After seeing all the terror of war, he was still able to pray:
Now thank we all our God, with hearts and hands and voices.
Who wondrous things has done, in whom this world rejoices.

I acknowledge that on holidays like Thanksgiving, it can be difficult to have ever-joyous hearts when there are people who aren’t at the table. The Thanksgiving after my dad died, my mom decided not to cook a turkey. My sister was back overseas, so it was just Mom and me. Instead we went with “Dorothy,” a woman from my mom’s circle from church. Her husband had died decades before, and her kids were far away. Mom didn’t want her to be alone.
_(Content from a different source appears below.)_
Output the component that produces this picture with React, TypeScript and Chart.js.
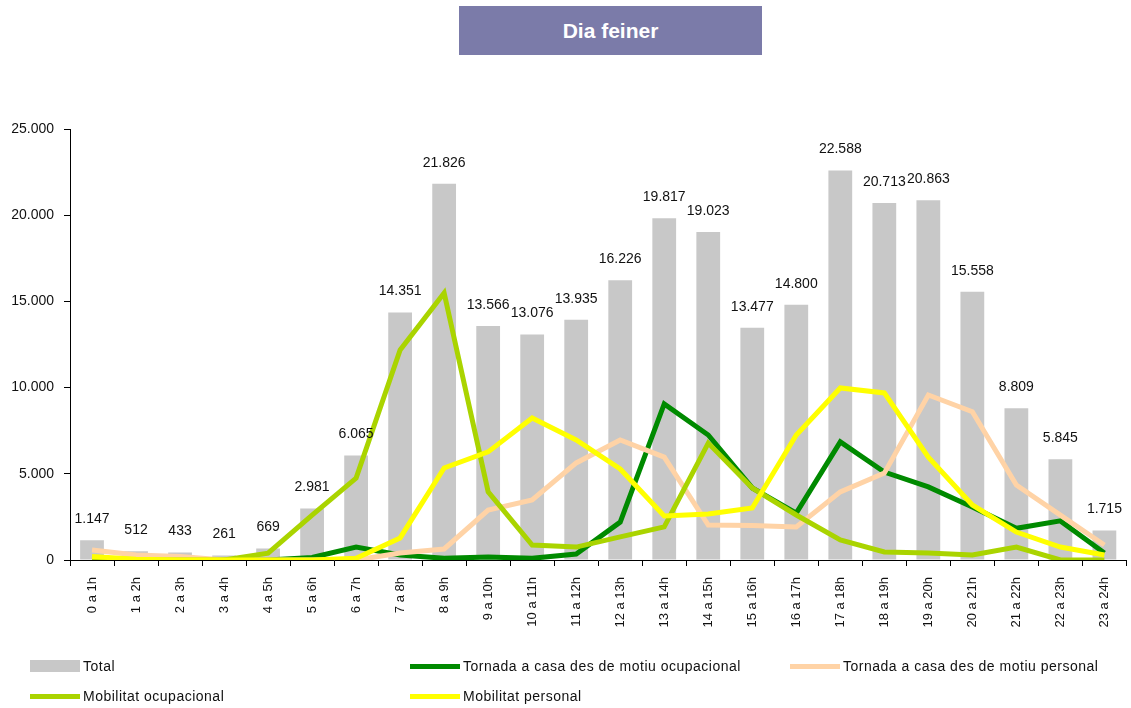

The three of us went to Buffet King and had Chinese food.

Thanksgiving really isn’t about the food. My memories of turkey and stuffing also include memories of kung-pao shrimp and Mongolian beef. It’s not about having the perfect sweet potato pie or cranberry soufflé, but about togetherness, memory, and the presence of God.
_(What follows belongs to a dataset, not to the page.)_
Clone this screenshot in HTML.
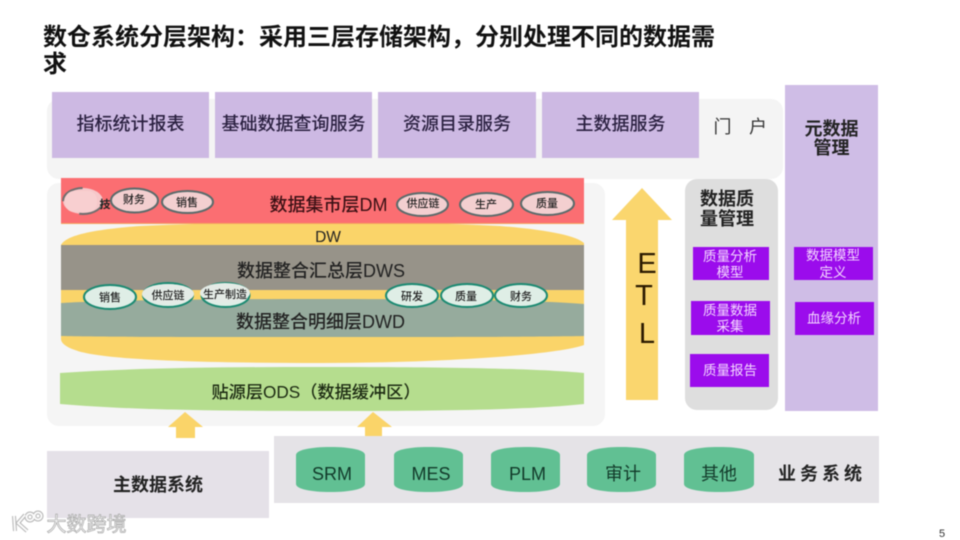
<!DOCTYPE html>
<html lang="zh">
<head>
<meta charset="utf-8">
<title>数仓系统分层架构</title>
<style>
html,body{margin:0;padding:0;background:#fff;width:960px;height:540px;overflow:hidden}
svg{display:block;filter:blur(.45px)}
text{font-family:"Liberation Sans","Noto Sans CJK SC",sans-serif;fill:#222;text-anchor:middle}
.b{font-weight:700}
.w{fill:#f3d6ff;font-size:13.5px}
.o{font-size:11px;fill:#222;font-weight:500}
.p{fill:#9b0cec}
.l{fill:#cdb9e3}
.t{font-size:18px;fill:#2a2040;font-weight:500}
.c{font-size:18px;fill:#123a2a}
.d{font-size:18px;fill:#222;font-weight:500}
</style>
</head>
<body>
<svg width="960" height="540" viewBox="0 0 960 540" xmlns="http://www.w3.org/2000/svg">
<rect width="960" height="540" fill="#fff"/>

<!-- title -->
<text x="43" y="45" font-size="24" style="text-anchor:start;font-weight:700;fill:#111">数仓系统分层架构：采用三层存储架构，分别处理不同的数据需</text>
<text x="43" y="72" font-size="24" style="text-anchor:start;font-weight:700;fill:#111">求</text>

<!-- top portal -->
<rect x="47" y="99" width="736" height="80" rx="12" fill="#f4f4f4"/>
<rect class="l" x="52" y="92" width="157" height="66"/>
<rect class="l" x="215" y="92" width="157" height="66"/>
<rect class="l" x="378" y="92" width="158" height="66"/>
<rect class="l" x="542" y="92" width="157" height="66"/>
<text class="t" x="130.500" y="130">指标统计报表</text>
<text class="t" x="293.500" y="130">基础数据查询服务</text>
<text class="t" x="457" y="130">资源目录服务</text>
<text class="t" x="620.500" y="130">主数据服务</text>
<text x="722.500" y="133" font-size="18" style="fill:#333">门</text>
<text x="758" y="133" font-size="18" style="fill:#333">户</text>

<!-- meta column -->
<rect x="785" y="85" width="93" height="326" fill="#cfbde6"/>
<text x="831.500" y="135" font-size="18" class="b">元数据</text>
<text x="831.500" y="154" font-size="18" class="b">管理</text>
<rect class="p" x="794" y="247" width="79" height="33"/>
<rect class="p" x="795" y="302" width="79" height="33"/>
<text class="w" x="833" y="260">数据模型</text>
<text class="w" x="833" y="277">定义</text>
<text class="w" x="834" y="323">血缘分析</text>

<!-- quality column -->
<rect x="685" y="179" width="93" height="231" rx="12" fill="#dedede"/>
<text x="727" y="205" font-size="18" class="b">数据质</text>
<text x="727" y="225" font-size="18" class="b">量管理</text>
<rect class="p" x="693" y="247" width="76" height="33"/>
<rect class="p" x="691" y="301" width="79" height="34"/>
<rect class="p" x="690" y="354" width="79" height="33"/>
<text class="w" x="730" y="261">质量分析</text>
<text class="w" x="730" y="277">模型</text>
<text class="w" x="730" y="315">质量数据</text>
<text class="w" x="730" y="331">采集</text>
<text class="w" x="730" y="375">质量报告</text>

<!-- ETL arrow -->
<polygon points="642,188 672,220 658,220 658,400 626,400 626,220 612,220" fill="#fad66e"/>
<text x="647" y="273" font-size="29" style="fill:#2b1a00">E</text>
<text x="644" y="305" font-size="29" style="fill:#2b1a00">T</text>
<text x="647" y="343" font-size="29" style="fill:#2b1a00">L</text>

<!-- main panel -->
<rect x="47" y="183" width="558" height="243" rx="12" fill="#f5f5f5"/>

<!-- yellow DW -->
<path d="M61 245 C66 236 88 230 140 226 C200 223 260 223 322 223 C390 223 450 223 500 226 C550 230 576 236 584 243 L584 345 C560 354 450 363 322 363 C200 363 100 360 75 350 C66 347 61 343 61 339 Z" fill="#fad469"/>
<rect x="61" y="178" width="523" height="45" fill="#fb6e72"/>
<rect x="61" y="223" width="523" height="1" fill="#f5a45f"/>
<text x="328.500" y="211" class="d" style="fill:#3a1014">数据集市层DM</text>
<text x="328" y="242" font-size="15.500">DW</text>

<!-- DWS -->
<rect x="61" y="245" width="523" height="45" fill="#979389"/>
<text x="321" y="277" class="d">数据整合汇总层DWS</text>

<!-- DWD -->
<path d="M61 303 C110 300 220 299 322 299 C430 299 540 300 584 304 L584 336 C530 337 430 337 322 337 C220 337 110 337 61 336 Z" fill="#96ab9d"/>
<text x="320.500" y="328" class="d">数据整合明细层DWD</text>

<!-- ODS -->
<path d="M60 373 C130 368 220 367 322 367 C430 367 530 368 584 373 L584 404 C530 410 430 411 322 411 C220 411 130 410 60 404 Z" fill="#b5dd8e"/>
<text x="316" y="398" font-size="17.200" style="fill:#1c2a12;font-weight:500">贴源层ODS（数据缓冲区）</text>

<!-- small arrows -->
<polygon points="185,412 203,427 195,427 195,438 176,438 176,427 168,427" fill="#fad469"/>
<polygon points="373,412 392,427 382,427 382,437 365,437 365,427 357,427" fill="#fad469"/>

<!-- DM ovals -->
<ellipse cx="83" cy="201" rx="20" ry="13" fill="#f6c8ca" stroke="#6f6f6f" stroke-width="2" stroke-dasharray="30 22 26 40"/>
<rect x="65" y="191" width="32" height="21" rx="9" fill="#f8cfd0"/>
<text class="o" x="105" y="208" style="font-weight:700">技</text>
<g fill="#f3cfd0" stroke="#5b6b6b" stroke-width="2">
<ellipse cx="134.500" cy="200.500" rx="23.500" ry="12"/>
<ellipse cx="187.500" cy="202" rx="25.500" ry="11"/>
<ellipse cx="422.500" cy="204.500" rx="25.500" ry="11.500"/>
<ellipse cx="486.500" cy="204.500" rx="26.500" ry="11.500"/>
<ellipse cx="547.500" cy="203.500" rx="26.500" ry="11.500"/>
</g>
<text class="o" x="134" y="203">财务</text>
<text class="o" x="187" y="206">销售</text>
<text class="o" x="423" y="207">供应链</text>
<text class="o" x="486" y="208">生产</text>
<text class="o" x="547" y="207">质量</text>

<!-- DW ovals -->
<g fill="#dfeee6" stroke="#1c8a72" stroke-width="2">
<ellipse cx="110" cy="297" rx="26" ry="12"/>
<ellipse cx="412" cy="295.500" rx="26" ry="11.500"/>
<ellipse cx="467" cy="295.500" rx="26" ry="11.500"/>
<ellipse cx="521" cy="295.500" rx="26" ry="11.500"/>
<ellipse cx="168" cy="295" rx="25" ry="12"/>
<ellipse cx="225.500" cy="295" rx="24" ry="12"/>
</g>
<ellipse cx="168" cy="294" rx="26" ry="10" fill="#e4ebe6"/>
<ellipse cx="225" cy="293" rx="25" ry="10" fill="#e4ebe6"/>
<text class="o" x="110" y="301">销售</text>
<text class="o" x="168" y="299">供应链</text>
<text class="o" x="225" y="298">生产制造</text>
<text class="o" x="412" y="300">研发</text>
<text class="o" x="466" y="300">质量</text>
<text class="o" x="521" y="300">财务</text>

<!-- source systems -->
<rect x="47" y="451" width="222" height="67" fill="#e5e1e8"/>
<text x="158" y="491" class="d" style="font-weight:700">主数据系统</text>
<rect x="274" y="436" width="605" height="67" fill="#e5e3e7"/>

<g fill="#61c093">
<path d="M296 455 C296 450 311 447 330.500 447 C350 447 365 450 365 455 L365 484 C365 489 350 492 330.500 492 C311 492 296 489 296 484 Z"/>
<path d="M394 455 C394 450 409 447 428.500 447 C448 447 463 450 463 455 L463 484 C463 489 448 492 428.500 492 C409 492 394 489 394 484 Z"/>
<path d="M491 455 C491 450 506 447 525.500 447 C545 447 560 450 560 455 L560 484 C560 489 545 492 525.500 492 C506 492 491 489 491 484 Z"/>
<path d="M587 455 C587 450 602 447 621.500 447 C641 447 656 450 656 455 L656 484 C656 489 641 492 621.500 492 C602 492 587 489 587 484 Z"/>
<path d="M684 455 C684 450 699 447 719 447 C739 447 754 450 754 455 L754 484 C754 489 739 492 719 492 C699 492 684 489 684 484 Z"/>
</g>
<text class="c" x="332" y="480">SRM</text>
<text class="c" x="431" y="480">MES</text>
<text class="c" x="527.500" y="480">PLM</text>
<text class="c" x="623" y="480">审计</text>
<text class="c" x="719" y="480">其他</text>
<text x="822" y="480" font-size="18" style="font-weight:700;letter-spacing:4px">业务系统</text>

<!-- watermark -->
<g fill="none" stroke="#b5b5b5" stroke-width="4">
<path d="M14 516 L15 531 M25 515 L18 523 L27 531"/>
<circle cx="30" cy="517" r="3.500"/>
<circle cx="38" cy="516" r="3.500"/>
</g>
<g fill="none" stroke="#fbfbfb" stroke-width="2">
<path d="M14 516 L15 531 M25 515 L18 523 L27 531"/>
<circle cx="30" cy="517" r="3.500"/>
<circle cx="38" cy="516" r="3.500"/>
</g>
<text x="86.500" y="531" font-size="20" style="fill:#f7f7f7;stroke:#a8a8a8;stroke-width:.7px">大数跨境</text>

<!-- page number -->
<text x="942" y="537" font-size="11" style="fill:#333">5</text>
</svg>
</body>
</html>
Tonight our Thanksgiving meal is not mashed potatoes or crab Rangoons, but bread and wine.

We celebrate Thanksgiving not because we want to glorify and romanticize the Pilgrims, but because this national holiday gives us an opportunity to do once more what we as Christians do week after week—give thanks to God. We eat. We pray. We remember.

I realize that our American Thanksgiving Day is not traditionally a Church holiday, though giving thanks is certainly part of what we do as Christians.

Christians have many names for this meal of Christ’s Body and Blood (Holy Communion, The Lord’s Supper, Divine Office, Mass, and Eucharist)
The word Eucharist literally means Thanksgiving. When we receive Christ’s body and blood, we take and eat with a spirit of thanksgiving for all that God has done for us.
Every time we take Communion, it is a Thanksgiving Dinner. Thank you, God.
Every time we take Communion, it is a act of memory.
“Do this in remembrance of me.”

We remember.

I have a story. You have a story. Each of us has a story. Some parts we want to cling to, others we long to forget. But tonight we remember. We remember that our story is not just our story. God is a part of it.